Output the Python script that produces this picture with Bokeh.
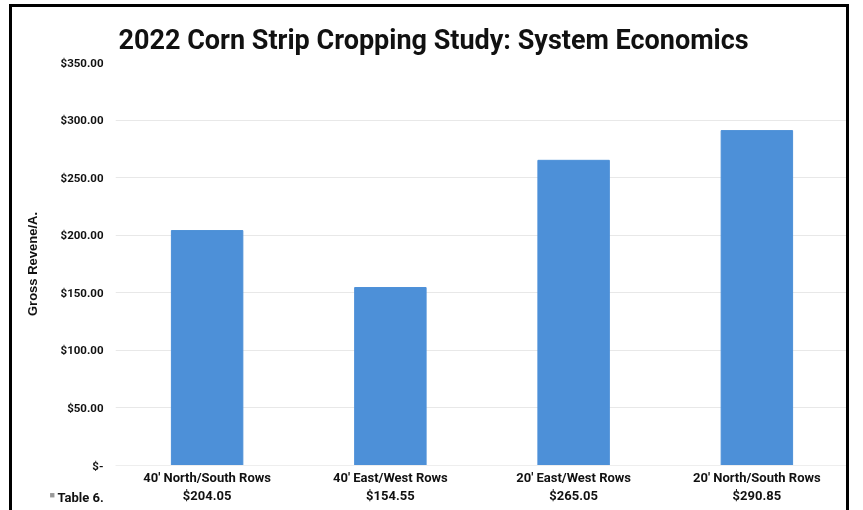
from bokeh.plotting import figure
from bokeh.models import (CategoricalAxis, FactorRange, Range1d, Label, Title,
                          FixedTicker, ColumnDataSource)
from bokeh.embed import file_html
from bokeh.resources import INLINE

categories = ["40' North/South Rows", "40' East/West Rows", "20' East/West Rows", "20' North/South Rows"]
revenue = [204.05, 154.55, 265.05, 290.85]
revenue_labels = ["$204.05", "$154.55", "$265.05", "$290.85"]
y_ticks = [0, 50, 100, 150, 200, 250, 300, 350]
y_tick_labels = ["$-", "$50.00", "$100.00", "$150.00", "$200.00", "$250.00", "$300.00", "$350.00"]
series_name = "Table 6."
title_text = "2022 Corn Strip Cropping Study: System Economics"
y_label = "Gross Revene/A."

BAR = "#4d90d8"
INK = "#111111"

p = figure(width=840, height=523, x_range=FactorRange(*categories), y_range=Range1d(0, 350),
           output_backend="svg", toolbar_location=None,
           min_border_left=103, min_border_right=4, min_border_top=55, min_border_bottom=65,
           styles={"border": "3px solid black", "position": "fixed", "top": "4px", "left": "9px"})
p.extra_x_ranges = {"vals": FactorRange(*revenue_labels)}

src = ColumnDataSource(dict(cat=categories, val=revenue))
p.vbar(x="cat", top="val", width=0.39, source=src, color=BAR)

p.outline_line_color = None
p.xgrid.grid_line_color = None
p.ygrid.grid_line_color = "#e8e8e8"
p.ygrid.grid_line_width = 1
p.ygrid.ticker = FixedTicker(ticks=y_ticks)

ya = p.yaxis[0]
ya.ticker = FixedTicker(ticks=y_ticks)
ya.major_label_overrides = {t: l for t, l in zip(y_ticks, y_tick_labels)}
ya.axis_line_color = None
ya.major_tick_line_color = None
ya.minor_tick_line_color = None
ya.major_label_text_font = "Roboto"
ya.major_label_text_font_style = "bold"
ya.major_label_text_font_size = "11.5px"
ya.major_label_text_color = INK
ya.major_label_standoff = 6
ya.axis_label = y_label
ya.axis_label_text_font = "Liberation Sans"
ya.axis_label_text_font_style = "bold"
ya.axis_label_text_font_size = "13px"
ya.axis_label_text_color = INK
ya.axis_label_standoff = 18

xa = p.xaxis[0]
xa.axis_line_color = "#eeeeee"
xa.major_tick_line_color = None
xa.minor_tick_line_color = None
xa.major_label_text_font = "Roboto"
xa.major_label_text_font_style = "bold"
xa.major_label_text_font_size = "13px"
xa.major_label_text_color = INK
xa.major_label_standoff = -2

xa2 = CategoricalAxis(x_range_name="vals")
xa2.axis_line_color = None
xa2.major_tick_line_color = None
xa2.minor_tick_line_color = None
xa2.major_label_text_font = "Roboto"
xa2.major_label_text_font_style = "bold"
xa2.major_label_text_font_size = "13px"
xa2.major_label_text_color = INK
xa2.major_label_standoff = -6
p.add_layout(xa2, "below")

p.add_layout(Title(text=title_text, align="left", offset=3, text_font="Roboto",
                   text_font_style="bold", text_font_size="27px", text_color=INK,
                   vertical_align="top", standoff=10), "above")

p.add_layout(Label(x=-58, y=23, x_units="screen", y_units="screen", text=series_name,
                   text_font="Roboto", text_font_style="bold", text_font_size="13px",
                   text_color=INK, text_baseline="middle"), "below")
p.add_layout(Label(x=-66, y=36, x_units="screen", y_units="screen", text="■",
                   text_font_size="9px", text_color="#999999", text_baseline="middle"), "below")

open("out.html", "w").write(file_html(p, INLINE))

* * * * * * *

Return all of the data exactly as written, and drop the pictures.

Output the Python script that produces this picture with Bokeh.
from bokeh.plotting import figure
from bokeh.models import (CategoricalAxis, FactorRange, Range1d, Label, Title,
                          FixedTicker, ColumnDataSource)
from bokeh.embed import file_html
from bokeh.resources import INLINE

categories = ["40' North/South Rows", "40' East/West Rows", "20' East/West Rows", "20' North/South Rows"]
revenue = [204.05, 154.55, 265.05, 290.85]
revenue_labels = ["$204.05", "$154.55", "$265.05", "$290.85"]
y_ticks = [0, 50, 100, 150, 200, 250, 300, 350]
y_tick_labels = ["$-", "$50.00", "$100.00", "$150.00", "$200.00", "$250.00", "$300.00", "$350.00"]
series_name = "Table 6."
title_text = "2022 Corn Strip Cropping Study: System Economics"
y_label = "Gross Revene/A."

BAR = "#4d90d8"
INK = "#111111"

p = figure(width=840, height=523, x_range=FactorRange(*categories), y_range=Range1d(0, 350),
           output_backend="svg", toolbar_location=None,
           min_border_left=103, min_border_right=4, min_border_top=55, min_border_bottom=65,
           styles={"border": "3px solid black", "position": "fixed", "top": "4px", "left": "9px"})
p.extra_x_ranges = {"vals": FactorRange(*revenue_labels)}

src = ColumnDataSource(dict(cat=categories, val=revenue))
p.vbar(x="cat", top="val", width=0.39, source=src, color=BAR)

p.outline_line_color = None
p.xgrid.grid_line_color = None
p.ygrid.grid_line_color = "#e8e8e8"
p.ygrid.grid_line_width = 1
p.ygrid.ticker = FixedTicker(ticks=y_ticks)

ya = p.yaxis[0]
ya.ticker = FixedTicker(ticks=y_ticks)
ya.major_label_overrides = {t: l for t, l in zip(y_ticks, y_tick_labels)}
ya.axis_line_color = None
ya.major_tick_line_color = None
ya.minor_tick_line_color = None
ya.major_label_text_font = "Roboto"
ya.major_label_text_font_style = "bold"
ya.major_label_text_font_size = "11.5px"
ya.major_label_text_color = INK
ya.major_label_standoff = 6
ya.axis_label = y_label
ya.axis_label_text_font = "Liberation Sans"
ya.axis_label_text_font_style = "bold"
ya.axis_label_text_font_size = "13px"
ya.axis_label_text_color = INK
ya.axis_label_standoff = 18

xa = p.xaxis[0]
xa.axis_line_color = "#eeeeee"
xa.major_tick_line_color = None
xa.minor_tick_line_color = None
xa.major_label_text_font = "Roboto"
xa.major_label_text_font_style = "bold"
xa.major_label_text_font_size = "13px"
xa.major_label_text_color = INK
xa.major_label_standoff = -2

xa2 = CategoricalAxis(x_range_name="vals")
xa2.axis_line_color = None
xa2.major_tick_line_color = None
xa2.minor_tick_line_color = None
xa2.major_label_text_font = "Roboto"
xa2.major_label_text_font_style = "bold"
xa2.major_label_text_font_size = "13px"
xa2.major_label_text_color = INK
xa2.major_label_standoff = -6
p.add_layout(xa2, "below")

p.add_layout(Title(text=title_text, align="left", offset=3, text_font="Roboto",
                   text_font_style="bold", text_font_size="27px", text_color=INK,
                   vertical_align="top", standoff=10), "above")

p.add_layout(Label(x=-58, y=23, x_units="screen", y_units="screen", text=series_name,
                   text_font="Roboto", text_font_style="bold", text_font_size="13px",
                   text_color=INK, text_baseline="middle"), "below")
p.add_layout(Label(x=-66, y=36, x_units="screen", y_units="screen", text="■",
                   text_font_size="9px", text_color="#999999", text_baseline="middle"), "below")

open("out.html", "w").write(file_html(p, INLINE))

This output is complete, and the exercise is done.